Sekitar tahun 2009, di tengah-tengah bulan puasa, PSB Bonansa UNS berduka. Sosok visioner berdedikasi tinggi Drs. Soekatamsi menghembuskan nafas terakhir. “Tidak ada yang mengira kepergian Bapak, paginya Bapak itu masih beraktivitas seperti biasa, sempat ke bank, bercengkerama dengan keluarga, jogging, hingga mengurus taman”, kata sang istri Dra. Srihati Waryati atau Bu Si, sembari mengenang.
Tokoh penting PSB Bonansa UNS itu seketika ambruk ke samping saat duduk menikmati kolak untuk berbuka puasa bersama keluarga. “Tenang sekali meninggalnya, saya jadi ingat jauh hari Bapak pernah berkata jika kelak dipanggil, Beliau mengharapkan meninggalnya tidak dalam kondisi sakit apalagi hingga merepotkan orang-orang di sekitarnya”, lanjut Dra. Srihati Waryati sembari tersenyum simpul.
Berita berkabung menyebar, esok harinya banyak pelayat yang menghadiri pemakaman Drs. Soekatamsi. Selain dari pihak Bonansa, UNS, dan orang tua siswa, saat itu banyak tokoh sepakbola nasional yang menyempatkan diri untuk melayat. Satu hal yang cukup membekas di ingatan Dra. Srihati Waryati adalah ketika rombongan anak didik dan alumni PSB Bonansa UNS ikut mengiringi pemakaman menuju Klaten.
Menurut sang istri, setelah Drs. Soekatamsi meninggal, pernah suatu ketika ada seorang pelatih berlisensi nasional yang mengungkapkan kekecewaan karena belum pernah bertemu beliau untuk sekedar belajar. Semasa hidup, Drs. Soekatamsi sering ditanyai orang-orang mengenai sepakbola dan mau meluangkan waktu untuk menjelaskan.
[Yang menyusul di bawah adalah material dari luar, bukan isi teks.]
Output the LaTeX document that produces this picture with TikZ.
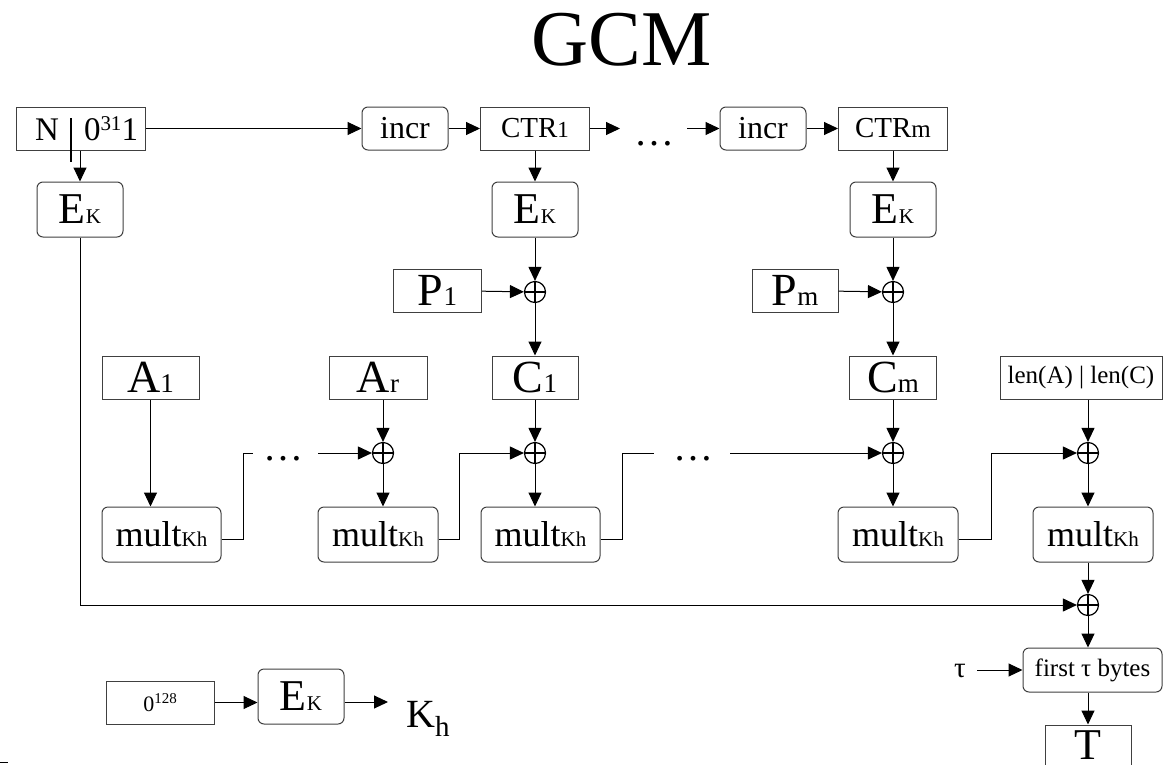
\documentclass[tikz,border=0pt]{standalone}
\usepackage{fontspec}
\setmainfont{Liberation Serif}
\usetikzlibrary{arrows.meta}
\newcommand\fs[1]{\fontsize{#1}{#1}\selectfont}

\tikzset{
  box/.style n args={2}{draw=black!75, line width=1pt, inner sep=0pt,
    minimum width=#1pt, minimum height=#2pt},
  rbox/.style n args={2}{box={#1}{#2}, rounded corners=6pt},
  xor/.style={circle, draw=black, line width=1.2pt, minimum size=21pt, inner sep=0pt,
    path picture={\draw[line width=1.2pt]
      (path picture bounding box.north) -- (path picture bounding box.south)
      (path picture bounding box.west) -- (path picture bounding box.east);}},
  arr/.style={-{Triangle[length=14pt,width=13pt]}, line width=1pt},
  wire/.style={line width=1pt},
  txt/.style={inner sep=0pt, anchor=base},
}

\begin{document}
\begin{tikzpicture}[x=1pt,y=-1pt]
\fill[white] (0,0) rectangle (1163,764);
\useasboundingbox (0,0) rectangle (1163,764);

% title
\node[txt] (title) at (621.5,65) {\fs{79}GCM};

% counter chain
\node[box={129}{43}] (n) at (80.5,128.5) {};
\node[txt] (nN) at (47,140) {\fs{33}N};
\node[txt] (nZ) at (111,140) {\fs{33}0\raisebox{10pt}{\fs{21}31}1};
\draw[line width=1.3pt] (71,118) -- (71,162);

\node[rbox={86}{55}] (ek0) at (80,209.5) {\fs{44}E\fs{21}K};
\node[rbox={86}{43}] (incr1) at (405,128.5) {\fs{32}incr};
\node[box={109}{43}] (ctr1) at (535,128.5) {\fs{29}CTR\fs{23}1};
\coordinate (dt1) at (620,128.5);
\node[txt] (dotsA) at (654,145) {\fs{40}…};
\coordinate (dt2) at (687,128.5);
\node[rbox={86}{43}] (incr2) at (763,128.5) {\fs{32}incr};
\node[box={109}{43}] (ctrm) at (893,128.5) {\fs{29}CTR\fs{25}m};

\draw[arr] (n.east) -- (incr1.west);
\draw[arr] (incr1) -- (ctr1);
\draw[arr] (ctr1.east) -- (dt1);
\draw[arr] (dt2) -- (incr2.west);
\draw[arr] (incr2) -- (ctrm);
\draw[arr] (n.south -| ek0.north) -- (ek0.north);

% encryption of the counters
\node[rbox={86}{55}] (ek1) at (535,209.5) {\fs{44}E\fs{21}K};
\node[rbox={86}{55}] (ekm) at (893,209.5) {\fs{44}E\fs{21}K};
\node[xor] (x1) at (535,292) {};
\node[xor] (xm) at (893,292) {};
\node[box={88}{43}] (p1) at (437.5,290.5) {\fs{46}P\fs{27}1};
\node[box={86}{43}] (pm) at (795,290.5) {\fs{46}P\fs{27}m};
\node[box={86}{43}] (c1) at (535,377.5) {\fs{46}C\fs{27}1};
\node[box={87}{43}] (cm) at (893,377.5) {\fs{46}C\fs{27}m};

\draw[arr] (ctr1) -- (ek1);
\draw[arr] (ctrm) -- (ekm);
\draw[arr] (ek1) -- (x1);
\draw[arr] (ekm) -- (xm);
\draw[arr] (p1) -- (x1);
\draw[arr] (pm) -- (xm);
\draw[arr] (x1) -- (c1);
\draw[arr] (xm) -- (cm);

% authentication chain
\node[box={97}{43}] (a1) at (150.5,377.5) {\fs{46}A\fs{27}1};
\node[box={98}{43}] (ar) at (378,377.5) {\fs{46}A\fs{27}r};
\node[box={162}{43}] (len) at (1081,377.5) {\fs{25}len(A) | len(C)};

\node[xor] (xr) at (383,453) {};
\node[xor] (xc1) at (535,453) {};
\node[xor] (xcm) at (893,453) {};
\node[xor] (xl) at (1088,453) {};

\node[rbox={119}{55}] (m1) at (161.5,534.5) {\fs{36}mult\fs{21}Kh};
\node[rbox={120}{55}] (m2) at (378,534.5) {\fs{36}mult\fs{21}Kh};
\node[rbox={119}{55}] (m3) at (540.5,534.5) {\fs{36}mult\fs{21}Kh};
\node[rbox={120}{55}] (mm) at (898,534.5) {\fs{36}mult\fs{21}Kh};
\node[rbox={120}{55}] (ml) at (1093,534.5) {\fs{36}mult\fs{21}Kh};

\draw[arr] (a1.south) -- (a1.south |- m1.north);
\draw[arr] (xr |- ar.south) -- (xr);
\draw[arr] (xr) -- (xr |- m2.north);
\draw[arr] (c1) -- (xc1);
\draw[arr] (xc1) -- (xc1 |- m3.north);
\draw[arr] (cm) -- (xcm);
\draw[arr] (xcm) -- (xcm |- mm.north);
\draw[arr] (xl |- len.south) -- (xl);
\draw[arr] (xl) -- (xl |- ml.north);

\coordinate (g1) at (253,453);
\coordinate (g2) at (318,453);
\node[txt] (dotsB) at (283,460) {\fs{40}…};
\coordinate (g3) at (654,453);
\coordinate (g4) at (730,453);
\node[txt] (dotsC) at (693,460) {\fs{40}…};

\draw[wire] ([yshift=-4.5pt]m1.east) -| (243,453) -- (g1);
\draw[arr] (g2) -- (xr);
\draw[arr] ([yshift=-4.5pt]m2.east) -| (459,453) -- (xc1);
\draw[wire] ([yshift=-4.5pt]m3.east) -| (622,453) -- (g3);
\draw[arr] (g4) -- (xcm);
\draw[arr] ([yshift=-4.5pt]mm.east) -| (991,453) -- (xl);

% final tag
\node[xor] (xf) at (1088,605) {};
\node[rbox={139}{44}] (first) at (1092.5,670) {\fs{25}first τ bytes};
\node[inner sep=0pt] (tau) at (960,671) {\fs{29}τ};
\node[box={86}{50}] (tbox) at (1088,750) {};
\node[txt] (tlbl) at (1088,759) {\fs{44}T};

\draw[arr] (xf |- ml.south) -- (xf);
\draw[arr] (ek0.south) |- (xf.west);
\draw[arr] (xf) -- (xf |- first.north);
\draw[arr] ([xshift=11pt]tau.east |- first.west) -- (first.west);
\draw[arr] (xf |- first.south) -- (xf |- tbox.north);

% hash key derivation
\node[box={108}{43}] (z) at (160,702.5) {\fs{22}0\raisebox{8pt}{\fs{15}128}};
\node[rbox={86}{55}] (ek2) at (301,696.5) {\fs{44}E\fs{21}K};
\coordinate (khin) at (388,702);
\node[txt, anchor=base west] (kh) at (406,727) {\fs{40}K\raisebox{-9pt}{\fs{29}h}};
\draw[arr] (z.east) -- (z.east -| ek2.west);
\draw[arr] (ek2.east |- khin) -- (khin);

\draw[line width=1pt] (0,762.5) -- (8,762.5);
\end{tikzpicture}
\end{document}
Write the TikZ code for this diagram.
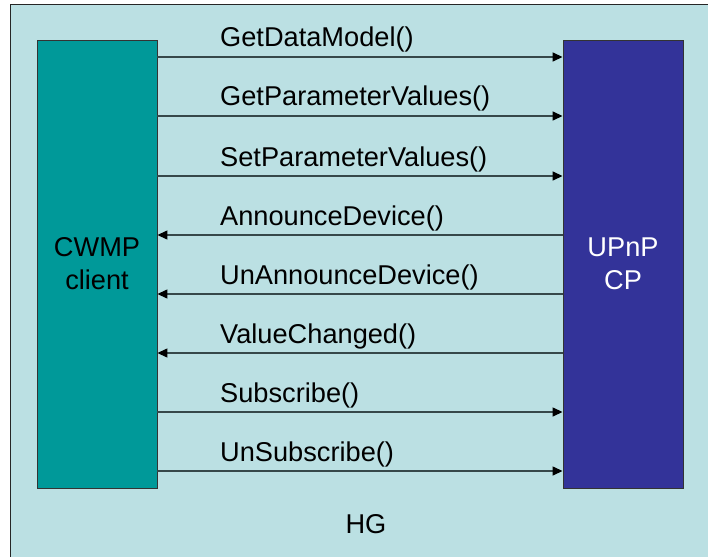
\documentclass[tikz,border=0pt]{standalone}
\usepackage{fontspec}
\setmainfont{Liberation Sans}
\usetikzlibrary{arrows.meta}
\definecolor{hgbg}{HTML}{BBE0E3}
\definecolor{cwmpfill}{HTML}{009999}
\definecolor{upnpfill}{HTML}{333399}
\definecolor{wire}{HTML}{36484A}
\tikzset{
  txt/.style={font=\fontsize{27.2}{33}\selectfont},
  lbl/.style={txt, anchor=base west, inner sep=0pt},
  block/.style={txt, draw=black!80, line width=0.9pt, minimum width=120pt, minimum height=448pt,
    align=center, inner sep=0pt},
  msg/.style={draw=wire, line width=1.4pt, -{Triangle[length=10pt,width=9pt,color=black]}}
}
\begin{document}
\begin{tikzpicture}[x=1pt,y=-1pt]
  \useasboundingbox (0,0) rectangle (708,556);
  \clip (0,0) rectangle (708,556);
  % home gateway frame, running off the right and bottom edges
  \draw[fill=hgbg, draw=black!85, line width=1pt] (10.5,5) rectangle (730,580);
  \node[txt] (hg) at (366,524) {HG};

  \node[block, fill=cwmpfill, text=black] (cwmp) at (97,264) {CWMP\\client};
  \node[block, fill=upnpfill, text=white] (upnp) at (623,264) {UPnP\\CP};

  % message rows
  \coordinate (r1) at (0,57);
  \coordinate (r2) at (0,116);
  \coordinate (r3) at (0,176);
  \coordinate (r4) at (0,235);
  \coordinate (r5) at (0,294);
  \coordinate (r6) at (0,353);
  \coordinate (r7) at (0,412);
  \coordinate (r8) at (0,471);

  \draw[msg] (cwmp.east |- r1) -- (upnp.west |- r1);
  \draw[msg] (cwmp.east |- r2) -- (upnp.west |- r2);
  \draw[msg] (cwmp.east |- r3) -- (upnp.west |- r3);
  \draw[msg] (upnp.west |- r4) -- (cwmp.east |- r4);
  \draw[msg] (upnp.west |- r5) -- (cwmp.east |- r5);
  \draw[msg] (upnp.west |- r6) -- (cwmp.east |- r6);
  \draw[msg] (cwmp.east |- r7) -- (upnp.west |- r7);
  \draw[msg] (cwmp.east |- r8) -- (upnp.west |- r8);

  \node[lbl] (l1) at (220,47)  {GetDataModel()};
  \node[lbl] (l2) at (220,106) {GetParameterValues()};
  \node[lbl] (l3) at (220,166) {SetParameterValues()};
  \node[lbl] (l4) at (220,225) {AnnounceDevice()};
  \node[lbl] (l5) at (220,284) {UnAnnounceDevice()};
  \node[lbl] (l6) at (220,343) {ValueChanged()};
  \node[lbl] (l7) at (220,402) {Subscribe()};
  \node[lbl] (l8) at (220,461) {UnSubscribe()};
\end{tikzpicture}
\end{document}
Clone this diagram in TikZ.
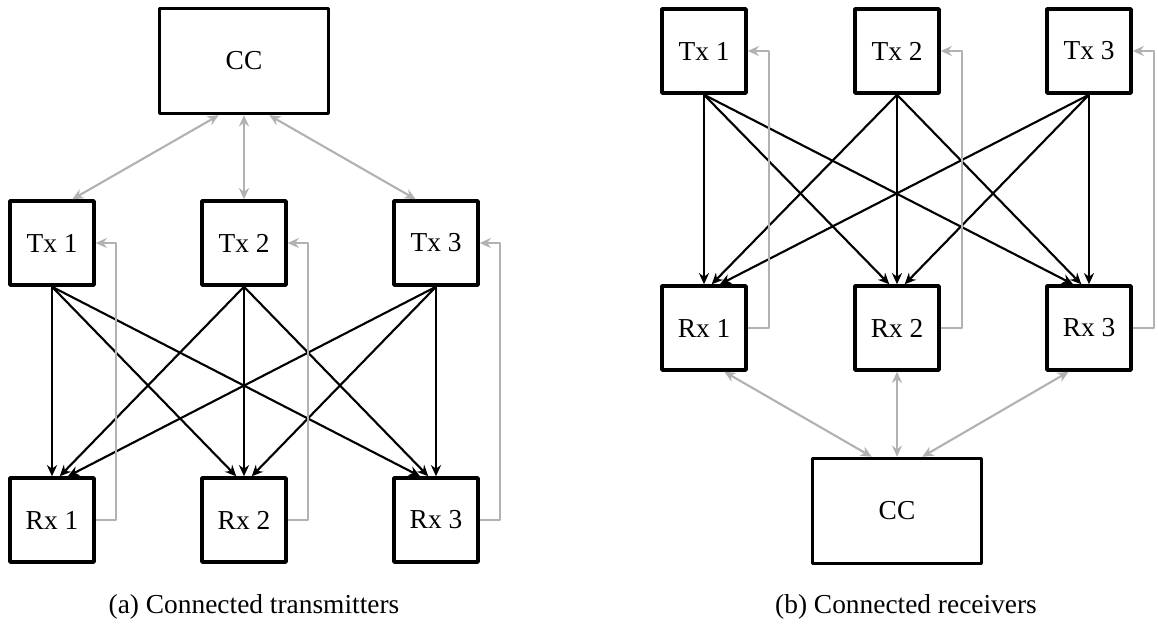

Banyak orang yang peduli terhadap problematika PSSI atau kompetisi kelas wahid, tapi belum tentu banyak yang mau memulai dari akar rumput seperti Drs. Soekatamsi. Sosok visioner tersebut memang telah lama pergi, tapi cita-citanya perlu dilanjutkan oleh generasi penerus. Cita-cita kemajuan persepakbolaan nasional hanya dapat diraih dengan dedikasi dan konsistensi.